● **Records shown**
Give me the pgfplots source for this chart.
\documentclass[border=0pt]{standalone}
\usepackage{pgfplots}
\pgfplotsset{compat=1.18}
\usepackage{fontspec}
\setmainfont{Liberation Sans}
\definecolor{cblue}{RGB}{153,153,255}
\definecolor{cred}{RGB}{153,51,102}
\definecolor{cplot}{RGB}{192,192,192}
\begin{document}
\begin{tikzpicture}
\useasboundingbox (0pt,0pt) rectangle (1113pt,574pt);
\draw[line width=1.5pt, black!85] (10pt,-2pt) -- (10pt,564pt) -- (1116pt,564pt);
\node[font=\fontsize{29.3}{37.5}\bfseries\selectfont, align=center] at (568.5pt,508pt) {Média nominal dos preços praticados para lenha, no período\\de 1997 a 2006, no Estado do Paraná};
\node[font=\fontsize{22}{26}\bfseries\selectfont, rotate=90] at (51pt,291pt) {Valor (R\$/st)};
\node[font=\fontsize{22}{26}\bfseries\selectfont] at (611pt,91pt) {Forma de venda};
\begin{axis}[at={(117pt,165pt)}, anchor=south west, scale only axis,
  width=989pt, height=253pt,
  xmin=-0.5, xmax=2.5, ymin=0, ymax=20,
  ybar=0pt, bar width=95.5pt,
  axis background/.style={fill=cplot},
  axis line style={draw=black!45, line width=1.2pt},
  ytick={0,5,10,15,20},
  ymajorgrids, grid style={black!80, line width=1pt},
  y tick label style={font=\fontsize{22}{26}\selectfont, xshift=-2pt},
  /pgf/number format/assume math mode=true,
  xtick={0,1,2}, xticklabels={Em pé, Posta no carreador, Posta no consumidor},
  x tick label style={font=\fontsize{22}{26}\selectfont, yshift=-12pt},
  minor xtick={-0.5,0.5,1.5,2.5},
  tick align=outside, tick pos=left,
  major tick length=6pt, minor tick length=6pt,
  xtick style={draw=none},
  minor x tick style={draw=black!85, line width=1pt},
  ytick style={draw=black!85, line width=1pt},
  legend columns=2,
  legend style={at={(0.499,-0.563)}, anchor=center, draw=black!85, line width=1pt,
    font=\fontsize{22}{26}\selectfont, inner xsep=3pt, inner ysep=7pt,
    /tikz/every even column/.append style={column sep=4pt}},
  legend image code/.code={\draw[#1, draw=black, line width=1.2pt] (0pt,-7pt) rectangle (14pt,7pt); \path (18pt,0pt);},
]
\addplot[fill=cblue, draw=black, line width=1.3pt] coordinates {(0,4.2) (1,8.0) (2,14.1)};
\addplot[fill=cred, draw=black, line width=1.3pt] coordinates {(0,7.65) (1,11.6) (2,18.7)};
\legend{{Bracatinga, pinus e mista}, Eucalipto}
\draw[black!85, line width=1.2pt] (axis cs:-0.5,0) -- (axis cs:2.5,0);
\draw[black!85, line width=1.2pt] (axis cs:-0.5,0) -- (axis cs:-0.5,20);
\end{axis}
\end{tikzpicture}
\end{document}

---

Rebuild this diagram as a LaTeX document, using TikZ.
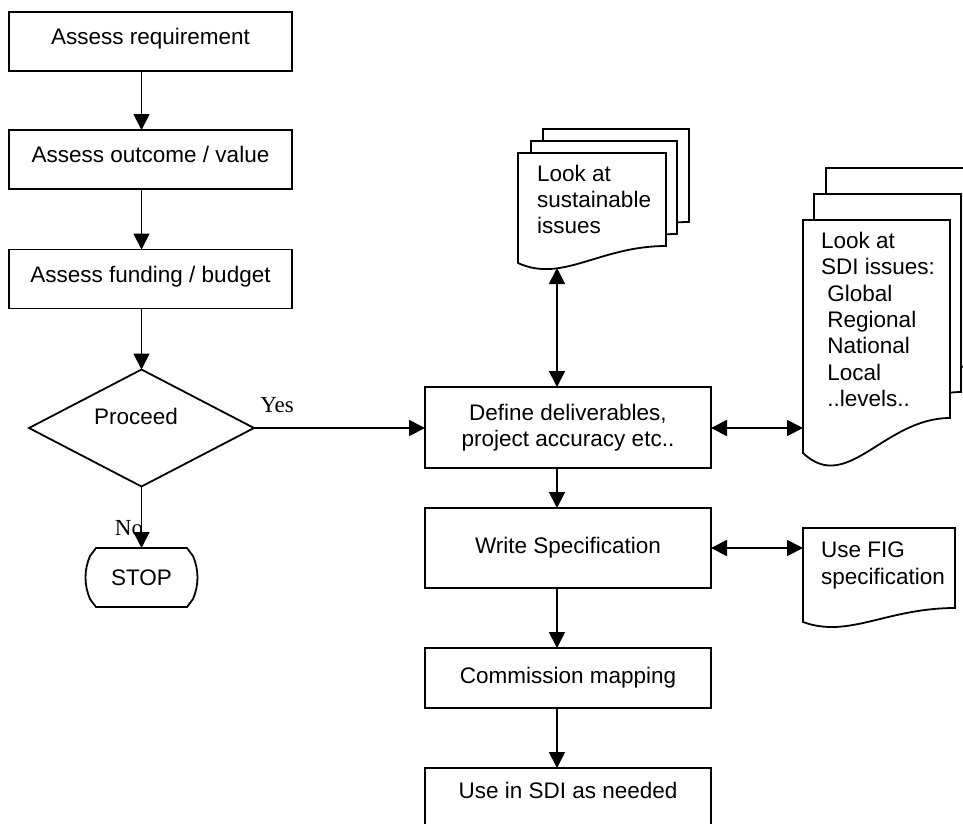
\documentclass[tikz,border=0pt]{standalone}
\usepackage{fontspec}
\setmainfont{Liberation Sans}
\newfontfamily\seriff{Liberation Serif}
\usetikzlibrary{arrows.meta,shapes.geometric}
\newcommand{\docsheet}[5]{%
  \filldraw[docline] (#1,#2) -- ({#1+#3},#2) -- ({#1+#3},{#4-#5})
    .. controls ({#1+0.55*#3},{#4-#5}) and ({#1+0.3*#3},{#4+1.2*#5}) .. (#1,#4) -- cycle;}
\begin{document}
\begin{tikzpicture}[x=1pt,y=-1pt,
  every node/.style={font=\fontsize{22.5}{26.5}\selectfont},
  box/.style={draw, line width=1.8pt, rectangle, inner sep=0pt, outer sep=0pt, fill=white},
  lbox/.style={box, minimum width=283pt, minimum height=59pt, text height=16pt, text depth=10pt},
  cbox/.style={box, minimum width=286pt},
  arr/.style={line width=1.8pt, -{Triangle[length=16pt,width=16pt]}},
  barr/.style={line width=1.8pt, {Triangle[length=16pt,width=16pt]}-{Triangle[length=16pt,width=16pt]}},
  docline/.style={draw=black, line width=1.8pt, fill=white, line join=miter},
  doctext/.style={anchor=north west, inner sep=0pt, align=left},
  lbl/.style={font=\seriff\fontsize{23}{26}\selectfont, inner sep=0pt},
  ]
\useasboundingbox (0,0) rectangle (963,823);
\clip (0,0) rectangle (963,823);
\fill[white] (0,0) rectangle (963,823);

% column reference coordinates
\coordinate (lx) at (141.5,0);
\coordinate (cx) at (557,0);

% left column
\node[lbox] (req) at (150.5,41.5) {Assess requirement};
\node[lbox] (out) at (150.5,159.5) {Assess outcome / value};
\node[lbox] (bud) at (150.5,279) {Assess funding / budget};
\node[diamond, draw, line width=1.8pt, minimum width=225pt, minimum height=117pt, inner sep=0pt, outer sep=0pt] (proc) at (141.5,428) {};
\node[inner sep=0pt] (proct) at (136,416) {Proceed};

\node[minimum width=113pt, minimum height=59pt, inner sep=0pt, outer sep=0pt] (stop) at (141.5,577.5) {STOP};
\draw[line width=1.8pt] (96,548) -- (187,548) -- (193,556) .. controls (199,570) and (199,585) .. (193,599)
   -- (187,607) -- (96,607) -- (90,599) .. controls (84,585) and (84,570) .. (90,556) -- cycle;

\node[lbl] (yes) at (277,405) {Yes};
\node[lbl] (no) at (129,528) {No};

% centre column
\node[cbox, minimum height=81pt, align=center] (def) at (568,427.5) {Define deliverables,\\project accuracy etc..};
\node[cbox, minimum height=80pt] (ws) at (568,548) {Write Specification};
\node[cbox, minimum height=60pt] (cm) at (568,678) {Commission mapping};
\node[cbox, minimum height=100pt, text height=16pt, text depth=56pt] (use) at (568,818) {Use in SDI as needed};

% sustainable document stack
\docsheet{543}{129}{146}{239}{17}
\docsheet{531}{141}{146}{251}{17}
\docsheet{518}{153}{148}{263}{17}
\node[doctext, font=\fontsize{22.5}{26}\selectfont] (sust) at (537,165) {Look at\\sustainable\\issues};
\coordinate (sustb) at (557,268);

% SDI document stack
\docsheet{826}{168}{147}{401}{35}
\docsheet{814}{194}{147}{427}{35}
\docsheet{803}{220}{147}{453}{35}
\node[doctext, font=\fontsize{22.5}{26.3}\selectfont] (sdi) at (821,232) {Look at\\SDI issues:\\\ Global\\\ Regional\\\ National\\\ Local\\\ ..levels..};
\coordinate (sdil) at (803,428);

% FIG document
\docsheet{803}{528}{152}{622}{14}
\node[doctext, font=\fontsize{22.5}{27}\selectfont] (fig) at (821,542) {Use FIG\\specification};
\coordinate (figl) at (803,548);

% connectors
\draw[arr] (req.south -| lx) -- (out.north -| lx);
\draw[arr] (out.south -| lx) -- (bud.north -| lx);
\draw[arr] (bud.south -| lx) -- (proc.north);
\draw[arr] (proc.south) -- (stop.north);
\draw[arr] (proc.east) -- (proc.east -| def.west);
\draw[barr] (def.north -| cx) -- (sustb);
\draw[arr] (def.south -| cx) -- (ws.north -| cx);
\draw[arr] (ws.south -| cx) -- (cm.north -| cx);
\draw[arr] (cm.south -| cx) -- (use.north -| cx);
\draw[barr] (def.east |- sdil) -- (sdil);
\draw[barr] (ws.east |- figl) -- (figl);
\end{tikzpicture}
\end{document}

● **What this task involves**
In the records above, find the line with "Rebuild this diagram" and the line with "sep=0pt] (proct) at", then restate word for word only those two lines and all lines between, omitting pictures.

● **Problem solution**
Rebuild this diagram as a LaTeX document, using TikZ.
\documentclass[tikz,border=0pt]{standalone}
\usepackage{fontspec}
\setmainfont{Liberation Sans}
\newfontfamily\seriff{Liberation Serif}
\usetikzlibrary{arrows.meta,shapes.geometric}
\newcommand{\docsheet}[5]{%
  \filldraw[docline] (#1,#2) -- ({#1+#3},#2) -- ({#1+#3},{#4-#5})
    .. controls ({#1+0.55*#3},{#4-#5}) and ({#1+0.3*#3},{#4+1.2*#5}) .. (#1,#4) -- cycle;}
\begin{document}
\begin{tikzpicture}[x=1pt,y=-1pt,
  every node/.style={font=\fontsize{22.5}{26.5}\selectfont},
  box/.style={draw, line width=1.8pt, rectangle, inner sep=0pt, outer sep=0pt, fill=white},
  lbox/.style={box, minimum width=283pt, minimum height=59pt, text height=16pt, text depth=10pt},
  cbox/.style={box, minimum width=286pt},
  arr/.style={line width=1.8pt, -{Triangle[length=16pt,width=16pt]}},
  barr/.style={line width=1.8pt, {Triangle[length=16pt,width=16pt]}-{Triangle[length=16pt,width=16pt]}},
  docline/.style={draw=black, line width=1.8pt, fill=white, line join=miter},
  doctext/.style={anchor=north west, inner sep=0pt, align=left},
  lbl/.style={font=\seriff\fontsize{23}{26}\selectfont, inner sep=0pt},
  ]
\useasboundingbox (0,0) rectangle (963,823);
\clip (0,0) rectangle (963,823);
\fill[white] (0,0) rectangle (963,823);

% column reference coordinates
\coordinate (lx) at (141.5,0);
\coordinate (cx) at (557,0);

% left column
\node[lbox] (req) at (150.5,41.5) {Assess requirement};
\node[lbox] (out) at (150.5,159.5) {Assess outcome / value};
\node[lbox] (bud) at (150.5,279) {Assess funding / budget};
\node[diamond, draw, line width=1.8pt, minimum width=225pt, minimum height=117pt, inner sep=0pt, outer sep=0pt] (proc) at (141.5,428) {};
\node[inner sep=0pt] (proct) at (136,416) {Proceed};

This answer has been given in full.